Calling European Union member Hungary a "frontline" state like Italy and Greece, Avramopoulos said "Europe will always support frontline member states".
"Hungary is under pressure. We were talking so far about Italy and Greece, now we added Hungary," he noted.
Brussels also offered to send asylum experts and help set up temporary "hot-spot" tents to speed up identification and registration of migrants and processing of asylum requests, Avramopoulos said.
In the last two years, Hungary, also a member of Europe's passport-free Schengen zone, has become a major transit country for refugees and migrants attempting to reach wealthy Western countries like Austria and Germany by land rather than sea.
Prime Minister Viktor Orban complained last week in Brussels that Hungary was receiving little help from Brussels compared to Italy and Greece.
"Now more attention is being paid to Hungary," Avramopoulos said Tuesday.

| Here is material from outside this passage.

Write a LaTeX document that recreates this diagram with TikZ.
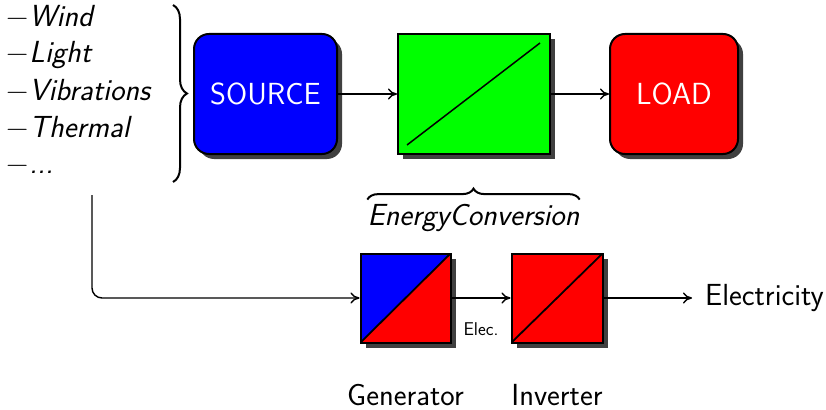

In 2014, Hungary received more asylum requests per capita than any other EU country apart from Sweden, up to nearly 43,000 from just 2,000 in 2012.
Most come from Syria, Afghanistan and Iraq, but also from Kosovo.

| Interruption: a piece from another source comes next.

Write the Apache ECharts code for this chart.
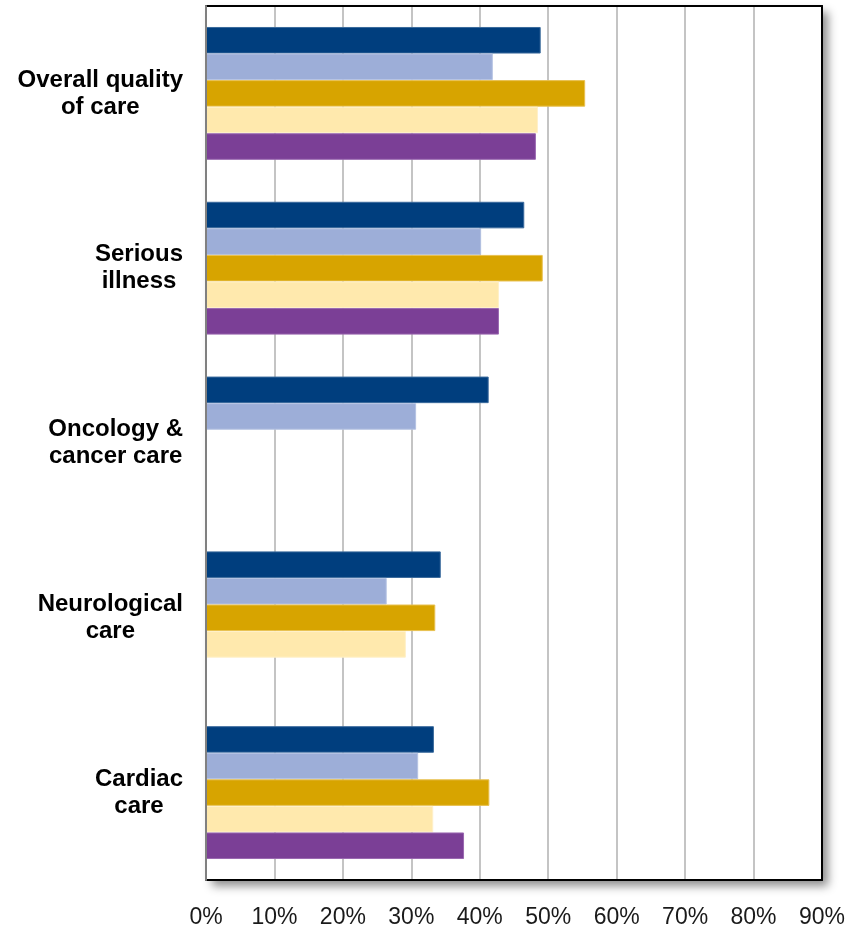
<!DOCTYPE html>
<html>
<head>
<meta charset="utf-8">
<script src="https://cdn.jsdelivr.net/npm/echarts@6/dist/echarts.min.js"></script>
<style>
html,body{margin:0;padding:0;background:#fff;}
#chart{width:866px;height:929px;}
</style>
</head>
<body>
<div id="chart"></div>
<script>
const categories = ["Overall quality\nof care", "Serious\nillness", "Oncology &\ncancer care", "Neurological\ncare", "Cardiac\ncare"];
const series1 = [48.9, 46.5, 41.3, 34.3, 33.3];
const series2 = [41.9, 40.2, 30.7, 26.4, 31.0];
const series3 = [55.4, 49.2, null, 33.5, 41.4];
const series4 = [48.5, 42.8, null, 29.2, 33.2];
const series5 = [48.2, 42.8, null, null, 37.7];
const seriesNames = ["Series 1", "Series 2", "Series 3", "Series 4", "Series 5"];
const colors = ["#003E7E", "#9DAED8", "#D7A400", "#FFE9AD", "#7B3F96"];
const borders = ["#3a6a9c", "#b4c2e2", "#e8c050", "#fff0c8", "#9a68b0"];
const xTicks = [0, 10, 20, 30, 40, 50, 60, 70, 80, 90];

const chart = echarts.init(document.getElementById('chart'), null, {renderer: 'canvas'});
const allData = [series1, series2, series3, series4, series5];
const xMin = xTicks[0], xMax = xTicks[xTicks.length - 1];
chart.setOption({
  animation: false,
  grid: {
    left: 206, right: 44, top: 6, bottom: 49,
    show: true,
    backgroundColor: '#ffffff',
    borderWidth: 0,
    shadowColor: 'rgba(0,0,0,0.45)',
    shadowBlur: 9,
    shadowOffsetX: 6,
    shadowOffsetY: 6
  },
  xAxis: [{
    type: 'value',
    position: 'bottom',
    min: xMin,
    max: xMax,
    interval: 10,
    axisLine: {show: true, onZero: false, lineStyle: {color: '#000', width: 2}},
    axisTick: {show: false},
    axisLabel: {
      formatter: '{value}%',
      fontFamily: 'Liberation Sans, Arial, sans-serif',
      fontSize: 23,
      color: '#1a1a1a',
      margin: 26
    },
    splitLine: {show: true, showMinLine: false, showMaxLine: false, lineStyle: {color: '#c4c4c4', width: 2}}
  }, {
    type: 'value',
    position: 'top',
    min: xMin,
    max: xMax,
    interval: 10,
    axisLine: {show: true, onZero: false, lineStyle: {color: '#000', width: 2}},
    axisTick: {show: false},
    axisLabel: {show: false},
    splitLine: {show: false}
  }],
  yAxis: [{
    type: 'category',
    position: 'left',
    inverse: true,
    data: categories,
    z: 5,
    axisLine: {show: true, onZero: false, lineStyle: {color: '#808080', width: 2}},
    axisTick: {show: false},
    axisLabel: {
      align: 'right',
      margin: 23,
      formatter: v => '{a|' + v + '}',
      rich: {
        a: {
          align: 'center',
          fontFamily: 'Liberation Sans, Arial, sans-serif',
          fontWeight: 'bold',
          fontSize: 24,
          lineHeight: 27,
          color: '#000'
        }
      }
    }
  }, {
    type: 'category',
    position: 'right',
    inverse: true,
    data: categories,
    axisLine: {show: true, onZero: false, lineStyle: {color: '#000', width: 2}},
    axisTick: {show: false},
    axisLabel: {show: false}
  }],
  series: allData.map((d, i) => ({
    name: seriesNames[i],
    type: 'bar',
    data: d,
    barGap: '0%',
    barCategoryGap: '24%',
    itemStyle: {color: colors[i], borderColor: borders[i], borderWidth: 1}
  }))
});
</script>
</body>
</html>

This year, more than 50,000 migrants tried to cross into Hungary via Serbia between January 1 and May 31 -- representing an 880-percent increase compared to the same period in 2014, according to the EU's Frontex border agency.
The surge has coincided with a series of controversial anti-migration measures launched by Orban.
Earlier in June, his government unveiled plans to build a four-metre (13-foot) high fence on its border with Serbia to keep out migrants.
"We try to adopt a common European agenda, a common European policy on migration but member states are not deprived of the right to adopt their own policy on matters of defending borders," Avramopoulos said Tuesday.
Fences have already been built by Greece and Bulgaria, also EU member states, he said.
Later Tuesday, the interior ministers of Austria, Hungary and Serbia signed an agreement to send more personnel and technical equipment to joint police patrols on Serbia's borders with Hungary and Macedonia.
The ministers pledged to seek more EU funding for the patrols.
"The EU must not just be focused on the Mediterranean sea routes but also the Balkan route," Austrian interior minister Johanna Mikl-Leitner told a press conference.